### Do this
Reproduce exactly and only the lines running from the one with "Output the web" through the one with "const yMin = 0, yMax = 90000, yStep = 10000;", both end lines included.

>> Begin Supplied data

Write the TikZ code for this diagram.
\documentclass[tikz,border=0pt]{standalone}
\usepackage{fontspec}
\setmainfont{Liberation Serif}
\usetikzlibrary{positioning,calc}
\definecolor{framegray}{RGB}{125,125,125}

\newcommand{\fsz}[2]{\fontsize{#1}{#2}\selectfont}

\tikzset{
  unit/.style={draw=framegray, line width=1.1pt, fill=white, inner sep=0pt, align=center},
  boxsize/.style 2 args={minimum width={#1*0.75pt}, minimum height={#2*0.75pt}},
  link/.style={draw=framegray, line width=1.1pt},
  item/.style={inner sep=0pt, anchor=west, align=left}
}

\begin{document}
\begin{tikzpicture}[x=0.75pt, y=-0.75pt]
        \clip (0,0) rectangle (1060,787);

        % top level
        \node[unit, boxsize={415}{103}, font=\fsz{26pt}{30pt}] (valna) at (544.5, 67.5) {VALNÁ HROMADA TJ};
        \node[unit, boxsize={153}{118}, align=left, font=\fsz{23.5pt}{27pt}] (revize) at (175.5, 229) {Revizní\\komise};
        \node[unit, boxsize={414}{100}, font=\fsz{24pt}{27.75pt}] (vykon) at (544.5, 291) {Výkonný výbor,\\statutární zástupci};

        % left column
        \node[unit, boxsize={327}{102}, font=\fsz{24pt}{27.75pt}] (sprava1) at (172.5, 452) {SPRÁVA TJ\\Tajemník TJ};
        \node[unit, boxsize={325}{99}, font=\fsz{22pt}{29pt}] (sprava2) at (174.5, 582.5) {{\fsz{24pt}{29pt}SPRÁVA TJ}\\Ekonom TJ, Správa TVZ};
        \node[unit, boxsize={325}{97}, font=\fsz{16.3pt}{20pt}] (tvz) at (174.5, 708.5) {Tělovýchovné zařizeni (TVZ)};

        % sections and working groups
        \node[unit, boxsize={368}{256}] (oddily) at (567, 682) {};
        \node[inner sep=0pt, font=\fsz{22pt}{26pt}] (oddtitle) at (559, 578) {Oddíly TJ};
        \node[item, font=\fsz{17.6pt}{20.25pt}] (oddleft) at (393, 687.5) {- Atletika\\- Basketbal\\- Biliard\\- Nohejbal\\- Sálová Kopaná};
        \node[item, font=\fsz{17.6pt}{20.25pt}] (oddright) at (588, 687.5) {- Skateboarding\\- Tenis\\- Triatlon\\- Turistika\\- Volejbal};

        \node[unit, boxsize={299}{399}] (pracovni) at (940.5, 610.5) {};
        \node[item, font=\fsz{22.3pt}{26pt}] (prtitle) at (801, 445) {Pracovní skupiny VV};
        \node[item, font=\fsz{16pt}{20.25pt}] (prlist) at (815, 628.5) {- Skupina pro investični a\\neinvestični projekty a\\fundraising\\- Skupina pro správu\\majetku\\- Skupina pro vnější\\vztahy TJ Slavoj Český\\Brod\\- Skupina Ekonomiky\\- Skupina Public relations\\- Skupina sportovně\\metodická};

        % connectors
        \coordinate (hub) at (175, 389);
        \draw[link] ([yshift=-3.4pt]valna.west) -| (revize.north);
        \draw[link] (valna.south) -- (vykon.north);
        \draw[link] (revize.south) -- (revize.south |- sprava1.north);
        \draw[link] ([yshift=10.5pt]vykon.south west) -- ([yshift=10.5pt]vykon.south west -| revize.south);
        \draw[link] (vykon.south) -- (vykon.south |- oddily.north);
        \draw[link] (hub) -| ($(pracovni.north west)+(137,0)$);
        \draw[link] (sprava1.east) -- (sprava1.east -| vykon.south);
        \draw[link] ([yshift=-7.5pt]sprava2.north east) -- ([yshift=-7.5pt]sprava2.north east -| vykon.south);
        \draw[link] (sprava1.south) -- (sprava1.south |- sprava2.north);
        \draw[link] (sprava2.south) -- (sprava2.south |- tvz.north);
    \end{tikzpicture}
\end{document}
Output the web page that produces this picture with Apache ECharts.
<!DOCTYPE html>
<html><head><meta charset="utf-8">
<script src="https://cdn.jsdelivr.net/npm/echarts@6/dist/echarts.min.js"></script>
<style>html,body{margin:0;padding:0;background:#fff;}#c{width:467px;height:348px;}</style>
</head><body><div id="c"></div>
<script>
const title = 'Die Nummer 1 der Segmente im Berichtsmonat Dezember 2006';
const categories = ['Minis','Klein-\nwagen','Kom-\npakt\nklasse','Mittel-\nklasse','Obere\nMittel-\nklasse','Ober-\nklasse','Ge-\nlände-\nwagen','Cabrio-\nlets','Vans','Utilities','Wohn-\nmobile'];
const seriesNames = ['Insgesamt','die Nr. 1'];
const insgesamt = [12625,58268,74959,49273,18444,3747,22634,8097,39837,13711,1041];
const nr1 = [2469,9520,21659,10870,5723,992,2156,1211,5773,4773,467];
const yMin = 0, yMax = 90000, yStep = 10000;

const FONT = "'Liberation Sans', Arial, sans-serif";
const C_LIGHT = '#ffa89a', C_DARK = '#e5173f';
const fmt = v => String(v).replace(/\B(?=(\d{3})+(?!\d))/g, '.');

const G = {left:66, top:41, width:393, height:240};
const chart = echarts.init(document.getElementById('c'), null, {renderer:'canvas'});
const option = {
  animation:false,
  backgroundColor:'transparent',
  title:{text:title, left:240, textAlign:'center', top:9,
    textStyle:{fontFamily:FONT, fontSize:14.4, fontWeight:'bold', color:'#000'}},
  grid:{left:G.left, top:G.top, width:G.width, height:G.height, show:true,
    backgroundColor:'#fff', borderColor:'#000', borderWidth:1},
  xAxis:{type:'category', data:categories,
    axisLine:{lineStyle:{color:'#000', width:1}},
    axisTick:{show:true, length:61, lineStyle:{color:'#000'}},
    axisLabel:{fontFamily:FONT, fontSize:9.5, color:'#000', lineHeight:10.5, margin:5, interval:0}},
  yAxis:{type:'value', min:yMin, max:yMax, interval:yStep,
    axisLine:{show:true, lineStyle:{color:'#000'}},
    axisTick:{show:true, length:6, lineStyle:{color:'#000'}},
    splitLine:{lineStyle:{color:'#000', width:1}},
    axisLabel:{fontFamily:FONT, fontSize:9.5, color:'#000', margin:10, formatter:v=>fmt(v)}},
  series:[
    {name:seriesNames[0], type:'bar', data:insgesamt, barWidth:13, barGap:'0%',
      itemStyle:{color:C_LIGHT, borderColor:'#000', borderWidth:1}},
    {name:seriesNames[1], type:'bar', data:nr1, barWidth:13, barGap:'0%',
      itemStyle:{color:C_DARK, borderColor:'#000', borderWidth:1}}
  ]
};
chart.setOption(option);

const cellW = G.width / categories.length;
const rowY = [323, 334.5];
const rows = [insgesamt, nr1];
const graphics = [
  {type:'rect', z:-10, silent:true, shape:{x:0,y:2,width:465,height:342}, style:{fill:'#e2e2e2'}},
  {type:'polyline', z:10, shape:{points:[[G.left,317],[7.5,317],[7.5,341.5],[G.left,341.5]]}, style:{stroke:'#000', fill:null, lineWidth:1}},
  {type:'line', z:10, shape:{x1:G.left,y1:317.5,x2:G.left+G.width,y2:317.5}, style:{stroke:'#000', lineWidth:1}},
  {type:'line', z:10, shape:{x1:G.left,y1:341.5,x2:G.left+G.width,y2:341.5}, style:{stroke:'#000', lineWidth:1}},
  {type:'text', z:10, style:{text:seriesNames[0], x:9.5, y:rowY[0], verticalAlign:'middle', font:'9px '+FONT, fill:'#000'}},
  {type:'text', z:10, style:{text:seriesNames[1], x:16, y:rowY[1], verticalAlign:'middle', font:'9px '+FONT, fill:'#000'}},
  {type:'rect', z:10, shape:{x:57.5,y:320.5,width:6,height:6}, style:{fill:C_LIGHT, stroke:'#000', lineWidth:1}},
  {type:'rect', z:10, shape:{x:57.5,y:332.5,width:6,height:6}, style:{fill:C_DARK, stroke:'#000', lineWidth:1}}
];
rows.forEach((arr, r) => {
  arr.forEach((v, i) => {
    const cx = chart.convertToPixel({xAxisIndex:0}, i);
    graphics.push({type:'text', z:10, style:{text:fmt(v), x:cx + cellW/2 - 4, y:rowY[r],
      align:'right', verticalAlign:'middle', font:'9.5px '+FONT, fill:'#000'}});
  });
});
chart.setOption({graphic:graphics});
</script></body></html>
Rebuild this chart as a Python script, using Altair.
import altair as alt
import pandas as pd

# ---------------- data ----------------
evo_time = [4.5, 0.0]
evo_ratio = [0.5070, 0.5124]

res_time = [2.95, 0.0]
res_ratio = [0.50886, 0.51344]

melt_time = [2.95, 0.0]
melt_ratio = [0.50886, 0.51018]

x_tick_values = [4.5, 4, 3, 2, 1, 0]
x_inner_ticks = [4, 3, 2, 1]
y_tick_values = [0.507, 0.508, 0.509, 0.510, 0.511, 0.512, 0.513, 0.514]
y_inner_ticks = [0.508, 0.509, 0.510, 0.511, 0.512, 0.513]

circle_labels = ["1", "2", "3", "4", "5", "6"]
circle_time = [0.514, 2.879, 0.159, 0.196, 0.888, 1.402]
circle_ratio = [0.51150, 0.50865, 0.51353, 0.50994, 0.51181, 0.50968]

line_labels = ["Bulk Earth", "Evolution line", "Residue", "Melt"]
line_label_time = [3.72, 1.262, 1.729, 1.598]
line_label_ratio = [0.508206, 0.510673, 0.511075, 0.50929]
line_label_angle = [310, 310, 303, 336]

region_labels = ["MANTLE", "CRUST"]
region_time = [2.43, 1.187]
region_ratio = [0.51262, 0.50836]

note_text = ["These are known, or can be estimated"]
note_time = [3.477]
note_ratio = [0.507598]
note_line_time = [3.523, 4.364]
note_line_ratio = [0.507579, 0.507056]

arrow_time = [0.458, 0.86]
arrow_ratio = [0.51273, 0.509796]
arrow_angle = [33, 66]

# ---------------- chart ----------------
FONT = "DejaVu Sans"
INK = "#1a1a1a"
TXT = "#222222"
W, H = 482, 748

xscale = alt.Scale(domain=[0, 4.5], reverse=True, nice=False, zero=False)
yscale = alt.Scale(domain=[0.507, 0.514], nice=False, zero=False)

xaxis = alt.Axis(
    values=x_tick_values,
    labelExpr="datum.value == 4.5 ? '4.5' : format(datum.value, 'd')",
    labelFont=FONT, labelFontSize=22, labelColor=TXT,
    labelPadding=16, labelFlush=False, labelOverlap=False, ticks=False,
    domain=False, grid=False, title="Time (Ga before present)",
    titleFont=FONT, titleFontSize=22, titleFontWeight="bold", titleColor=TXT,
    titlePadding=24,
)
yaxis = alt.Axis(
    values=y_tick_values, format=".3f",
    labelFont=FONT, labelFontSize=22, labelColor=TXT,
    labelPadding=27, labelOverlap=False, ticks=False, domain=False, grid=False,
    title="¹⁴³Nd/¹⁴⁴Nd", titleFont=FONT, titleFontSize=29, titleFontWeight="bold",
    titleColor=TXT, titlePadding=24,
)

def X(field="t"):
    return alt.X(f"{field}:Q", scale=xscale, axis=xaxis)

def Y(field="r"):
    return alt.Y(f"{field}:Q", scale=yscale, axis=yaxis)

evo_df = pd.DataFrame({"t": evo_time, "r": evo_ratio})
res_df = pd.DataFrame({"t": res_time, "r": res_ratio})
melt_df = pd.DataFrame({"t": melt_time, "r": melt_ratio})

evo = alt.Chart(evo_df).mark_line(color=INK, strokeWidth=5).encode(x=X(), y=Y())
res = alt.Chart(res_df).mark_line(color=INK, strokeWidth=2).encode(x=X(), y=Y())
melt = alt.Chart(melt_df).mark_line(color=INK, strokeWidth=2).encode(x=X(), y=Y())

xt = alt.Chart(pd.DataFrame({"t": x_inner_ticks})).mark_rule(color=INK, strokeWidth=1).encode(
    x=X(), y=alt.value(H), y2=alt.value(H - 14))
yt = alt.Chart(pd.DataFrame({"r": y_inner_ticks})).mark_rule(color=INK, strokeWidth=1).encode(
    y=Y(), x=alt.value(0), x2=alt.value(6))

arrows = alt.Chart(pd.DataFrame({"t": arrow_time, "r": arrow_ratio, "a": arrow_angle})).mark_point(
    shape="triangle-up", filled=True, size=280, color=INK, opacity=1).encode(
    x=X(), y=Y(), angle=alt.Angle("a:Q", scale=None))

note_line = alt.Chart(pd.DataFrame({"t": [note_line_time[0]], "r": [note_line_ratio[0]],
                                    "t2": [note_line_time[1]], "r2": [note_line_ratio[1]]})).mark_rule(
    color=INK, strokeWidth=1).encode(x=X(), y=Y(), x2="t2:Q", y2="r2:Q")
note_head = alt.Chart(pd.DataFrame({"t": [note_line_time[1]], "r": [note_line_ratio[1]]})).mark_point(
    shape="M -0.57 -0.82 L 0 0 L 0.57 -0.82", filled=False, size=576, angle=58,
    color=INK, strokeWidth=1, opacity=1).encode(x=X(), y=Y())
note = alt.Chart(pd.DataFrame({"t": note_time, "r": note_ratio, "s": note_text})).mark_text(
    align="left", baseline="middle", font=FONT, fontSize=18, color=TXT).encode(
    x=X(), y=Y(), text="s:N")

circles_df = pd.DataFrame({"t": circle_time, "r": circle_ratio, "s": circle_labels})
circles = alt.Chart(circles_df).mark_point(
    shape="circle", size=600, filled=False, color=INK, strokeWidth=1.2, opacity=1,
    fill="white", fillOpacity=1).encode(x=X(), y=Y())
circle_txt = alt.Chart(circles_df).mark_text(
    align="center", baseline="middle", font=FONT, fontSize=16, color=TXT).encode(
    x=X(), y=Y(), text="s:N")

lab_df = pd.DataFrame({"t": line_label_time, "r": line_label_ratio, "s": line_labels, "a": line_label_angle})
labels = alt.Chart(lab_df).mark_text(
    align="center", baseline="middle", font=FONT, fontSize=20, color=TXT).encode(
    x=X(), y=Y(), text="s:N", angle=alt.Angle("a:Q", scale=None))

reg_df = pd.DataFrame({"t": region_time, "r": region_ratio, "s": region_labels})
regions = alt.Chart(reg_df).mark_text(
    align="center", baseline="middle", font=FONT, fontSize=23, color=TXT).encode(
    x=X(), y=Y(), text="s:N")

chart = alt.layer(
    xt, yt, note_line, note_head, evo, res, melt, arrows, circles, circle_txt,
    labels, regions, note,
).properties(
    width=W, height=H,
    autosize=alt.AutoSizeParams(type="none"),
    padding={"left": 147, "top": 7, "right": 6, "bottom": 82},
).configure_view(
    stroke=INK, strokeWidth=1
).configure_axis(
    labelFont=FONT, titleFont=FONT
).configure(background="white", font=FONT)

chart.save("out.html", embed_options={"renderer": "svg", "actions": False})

>> End Supplied data

### Full output
Output the web page that produces this picture with Apache ECharts.
<!DOCTYPE html>
<html><head><meta charset="utf-8">
<script src="https://cdn.jsdelivr.net/npm/echarts@6/dist/echarts.min.js"></script>
<style>html,body{margin:0;padding:0;background:#fff;}#c{width:467px;height:348px;}</style>
</head><body><div id="c"></div>
<script>
const title = 'Die Nummer 1 der Segmente im Berichtsmonat Dezember 2006';
const categories = ['Minis','Klein-\nwagen','Kom-\npakt\nklasse','Mittel-\nklasse','Obere\nMittel-\nklasse','Ober-\nklasse','Ge-\nlände-\nwagen','Cabrio-\nlets','Vans','Utilities','Wohn-\nmobile'];
const seriesNames = ['Insgesamt','die Nr. 1'];
const insgesamt = [12625,58268,74959,49273,18444,3747,22634,8097,39837,13711,1041];
const nr1 = [2469,9520,21659,10870,5723,992,2156,1211,5773,4773,467];
const yMin = 0, yMax = 90000, yStep = 10000;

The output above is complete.